- The decade of 1980s saw significant improvement in India's sanitation
- Targets were set for the states to improve sanitation conditions by 1990
- Rural sanitation improved to 9.5 per cent by 1990
1980s arrived in India with the burden of over three decades of underachieved sanitation goals. But it also became Indian sanitation’s history’s most important decade with a comprehensive sanitation programme, in which the later nationwide sanitation missions had their roots.

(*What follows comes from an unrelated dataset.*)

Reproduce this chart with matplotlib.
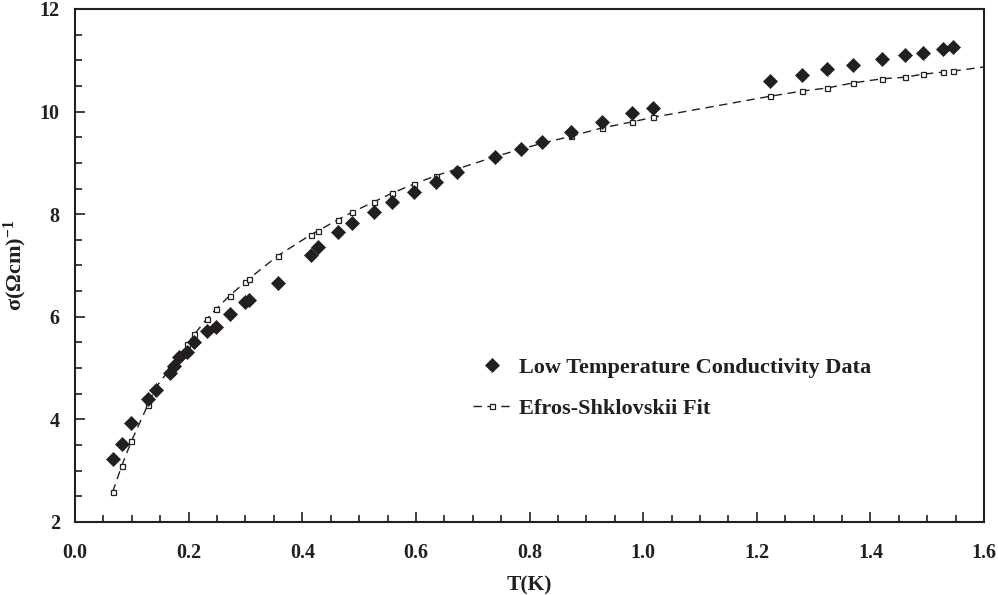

The problem of sanitation was not restricted to India. Developing nations of South Asia, as well as Sub-Saharan nations in Africa were reeling with lack of toilets and drinking water, resulting in numerous annual deaths. To bring to attention the problem of sanitation in developing nations, the United Nations designated the 10-year period from 1981 to 1990 as the International Drinking Water Supply and Sanitation Decade. The aim of the decade was to bring clean water and sanitation facilities to everyone by the end of 1990.
Recognising the importance of drinking water and sanitation, India also wholeheartedly adopted the decade and its objectives. The programme was in several ways, a game changer for India’s sanitation scenario. For the first time, sanitation was seen as not an extension of public health but as a priority in itself. Many of the present Swachh Bharat Abhiyan’s methods have their roots in the sanitation programme of 1981. Though no formal sanitation programme was launched by the Central government, the adoption of the decade in itself was a sign that sanitation was taken as a serious priority level objective.
The United Nations recognition of sanitation problems in South Asia also helped India understand how problematic the sanitation conditions were in the country. The decade was touted to bring in change in global sanitation scenario and India too saw major improvement in rural sanitation, said Sunil Samuel, Water and sanitation specialist, World Bank.
As a part of adopting the programme, the Central government laid stress on setting targets for states to eradicate open defecation, encourage community participation in building toilets so that sanitation becomes a community prerogative, encourage community financing so that construction of toilets does not become a financial burden, and utilise appropriate technology to improve sanitation conditions. States were asked to ensure supply of 40 litres of water per person per day, and conversion of dry latrines to low cost sanitary latrines. Many of these are presently the highlights of India’s ongoing sanitation mission. The adoption of the sanitation decade, along with the launch of the Central Rural Sanitation Program in 1985 finally saw improvements in India’s sanitation numbers. By the end of 1991, Census data stated that rural sanitation had improved to 9.5 per cent and urban sanitation had improved to 63.9 per cent.